Quando hanno ricevuto dall’amico Jacopo Fo, figlio dello scomparso premio Nobel Dario, un articolo in difesa di Maria Elena Boschi dagli attacchi secondo lui sessisti, o maschilisti, rivoltele all’ombra o col pretesto della vicenda della banca vice presieduta per un po’ dal padre, immagino che al Fatto Quotidiano si siano chiesti, increduli, che cosa farne. Increduli, perché il giornale diretto da Marco Travaglio si è distinto, a dir poco, contro la renziana ex ministra delle riforme e dei rapporti col Parlamento, ora sottosegretaria di Paolo Gentiloni alla presidenza del Consiglio.
Per un po’ in redazione debbono essere stati tentati di liquidare il problema ripetendosi a memoria un aforisma famoso di Pietro Metastasio. Che dice: “Voce dal sen sfuggita poi richiamar non vale. Non si trattien lo strale, quando dall’arco uscì”. Ma con quell’impertinente di Jacopo Fo il “sen” del Metastasio calza fino ad un certo punto, perché più ancora del senno del figlio di Dario c’era da parlare del seno della Boschi e di tutto il resto della sua avvenenza fisica, comprese le caviglie appoggiate sui tacchi misura 12.
La decisione alla fine è stata salomonica. L’articolo è stato diffuso dall’edizione digitale del Fatto Quotidiano con questo titolo: “Banche, l’uso del seno della Boschi come arma di distrazione di massa”. Cioè, per distrarre l’attenzione dal vero scandalo delle banche e dai loro responsabili, compresi i tanti amici degli amici, rimasti generalmente sconosciuti, oltre che impuniti, che hanno potuto ottenere prestiti smisurati contando di non restituirli perché vi avrebbero provveduto i contribuenti: i soliti noti che pagano le tasse al posto degli evasori incalliti.

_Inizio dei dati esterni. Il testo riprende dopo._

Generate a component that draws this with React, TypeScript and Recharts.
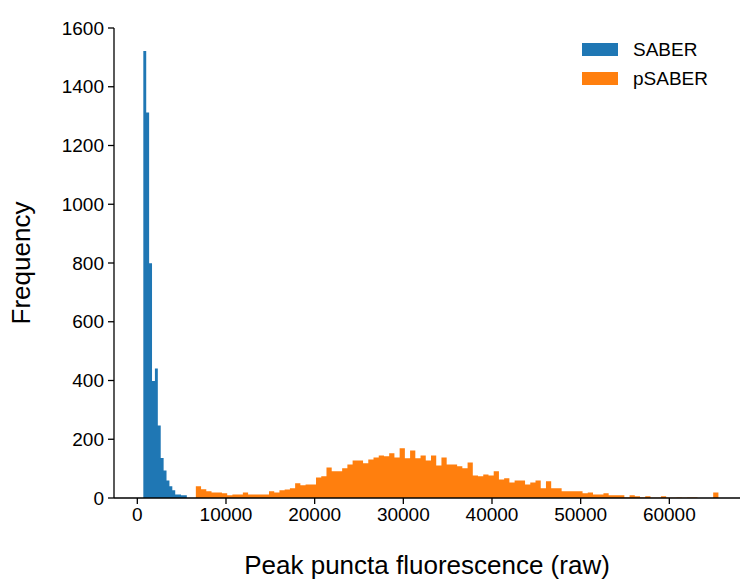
import { Area, ComposedChart, Legend, XAxis, YAxis } from 'recharts';

// histogram bins
const saberStart = 677;
const saberBinWidth = 327;
const saberCounts = [1522, 1312, 799, 398, 441, 247, 136, 94, 60, 40, 26, 12, 12, 9, 9];

const psaberStart = 6600;
const psaberBinWidth = 589.35;
const psaberCounts = [
  40, 30, 23, 19, 19, 16, 9, 12, 12, 19,
  12, 12, 12, 12, 23, 19, 26, 29, 33, 50,
  43, 46, 46, 70, 74, 104, 91, 91, 101, 114,
  128, 128, 118, 131, 138, 145, 142, 152, 138, 169,
  135, 162, 135, 145, 128, 145, 111, 138, 114, 114,
  108, 101, 121, 77, 74, 80, 77, 91, 63, 67,
  53, 60, 60, 46, 53, 60, 33, 57, 33, 33,
  23, 23, 23, 23, 16, 19, 12, 12, 16, 9,
  9, 9, 2, 9, 6, 2, 6, 1, 1, 6,
  1, 1, 2, 1, 2, 2, 0, 0, 0, 19,
];

const xTicks = [0, 10000, 20000, 30000, 40000, 50000, 60000];
const yTicks = [0, 200, 400, 600, 800, 1000, 1200, 1400, 1600];

const FONT = '"Liberation Sans", Arial, Helvetica, sans-serif';
const BLUE = '#1f77b4';
const ORANGE = '#ff7f0e';

type Row = { x: number; saber: number | null; psaber: number | null };

// bin left edges plus a closing edge, drawn as step areas
const rows: Row[] = [
  ...saberCounts.map((c, i) => ({ x: saberStart + i * saberBinWidth, saber: c, psaber: null })),
  { x: saberStart + saberCounts.length * saberBinWidth, saber: 0, psaber: null },
  ...psaberCounts.map((c, i) => ({ x: psaberStart + i * psaberBinWidth, saber: null, psaber: c })),
  { x: psaberStart + psaberCounts.length * psaberBinWidth, saber: null, psaber: 0 },
];

function LegendContent({ payload }: any) {
  return (
    <div style={{ fontFamily: FONT, fontSize: 19, color: '#000' }}>
      {(payload ?? []).map((entry: any) => (
        <div key={entry.value} style={{ display: 'flex', alignItems: 'center', height: 29 }}>
          <span
            style={{ display: 'inline-block', width: 36, height: 13, background: entry.color, marginRight: 15 }}
          />
          <span>{entry.value}</span>
        </div>
      ))}
    </div>
  );
}

export default function App() {
  const tick = { fontSize: 19, fill: '#000', fontFamily: FONT };
  const axisLine = { stroke: '#000', strokeWidth: 1.3 };
  return (
    <div style={{ position: 'absolute', left: 0, top: 0, background: '#fff' }}>
      <ComposedChart
        width={746}
        height={584}
        data={rows}
        margin={{ top: 28, right: 6, bottom: 0, left: 0 }}
      >
        <XAxis
          dataKey="x"
          type="number"
          domain={[-2630, 67970]}
          ticks={xTicks}
          allowDataOverflow
          height={86}
          tick={tick}
          tickSize={6}
          tickMargin={4}
          axisLine={axisLine}
          tickLine={axisLine}
          label={{
            value: 'Peak puncta fluorescence (raw)',
            position: 'insideBottom',
            offset: 10,
            style: { fontSize: 26, fill: '#000', fontFamily: FONT },
          }}
        />
        <YAxis
          type="number"
          domain={[0, 1600]}
          ticks={yTicks}
          allowDataOverflow
          width={114}
          tick={tick}
          tickSize={6}
          tickMargin={4}
          axisLine={axisLine}
          tickLine={axisLine}
          label={{
            value: 'Frequency',
            position: 'insideLeft',
            angle: -90,
            offset: 21,
            style: { fontSize: 26, fill: '#000', fontFamily: FONT, textAnchor: 'middle' },
          }}
        />
        <Legend
          layout="vertical"
          align="center"
          verticalAlign="middle"
          content={<LegendContent />}
          wrapperStyle={{ left: 582, top: 35, width: 'auto', height: 'auto' }}
        />
        <Area
          name="SABER"
          dataKey="saber"
          type="stepAfter"
          stroke="none"
          fill={BLUE}
          fillOpacity={1}
          isAnimationActive={false}
        />
        <Area
          name="pSABER"
          dataKey="psaber"
          type="stepAfter"
          stroke="none"
          fill={ORANGE}
          fillOpacity={1}
          isAnimationActive={false}
        />
      </ComposedChart>
    </div>
  );
}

Vediamo che cosa succede, debbono essersi detti nel giornale di Travaglio pensando ai naviganti, o “webeti”, come li ha chiamati una volta Enrico Mentana. In effetti, l’articolo non è passato inosservato. Sino al momento in cui ho consultato il sito del Fatto Quotidiano ho contato 103 commenti, non tutti contrari con grande sorpresa –penso- per quanti imbottiscono le edizioni cartacee di quel giornale di pallottole d’inchiostro contro i malcapitati di turno, uomini o donne che siano. Qualcuno, come un certo Iumberto, ha proposto davvero, non per scherzo o dileggio, “un’ovazione di un quarto d’ora” per l’autore, attore e scrittore, come il giornale ha presentato Iacopo Fo ai lettori. Un altro, Roberto, ha scritto: “Bravo, Jacopo, finalmente qualcuno ci porta sul pianeta Terra”, con i richiami evidentemente a tutti quegli impuniti sfuggiti all’attenzione dei vignettisti e degli editorialisti accecati dalle fattezze della Boschi.
In verità, anche i dissidenti si sono generalmente contenuti. “A Jacopo, che stai a dì”, gli ha chiesto tale Ortottico, sorpreso dalle “scemenze” di tanto figlio. “Franca Rame, grande attrice e gran bella donna, se avesse letto queste amenità, ti avrebbe sculacciato e lasciato senza paghetta per una settimana”, gli ha scritto bonariamente Brian Beagle. “Tutto giusto, caro Jacopo, ma vieni a scriverlo proprio qui, sul Fatto ?”, gli ha chiesto, incredulo, Udovich.
Con la sigla Sp 1959 un navigante ha cercato di contestare a Jacopo Fo l’opportunità di occuparsi “di argomenti per i quali non si ha alcuna preparazione, tanto per scrivere qualcosa”. Ma si è visto rispondere a dovere, avendo probabilmente avuto, Iacopo, occasioni di rapporti non felici con le banche.
Naturalmente tutto rimarrà invariato nella linea e nello stile del Fatto Quotidiano destinato alle edicole. La Boschi non si faccia illusioni.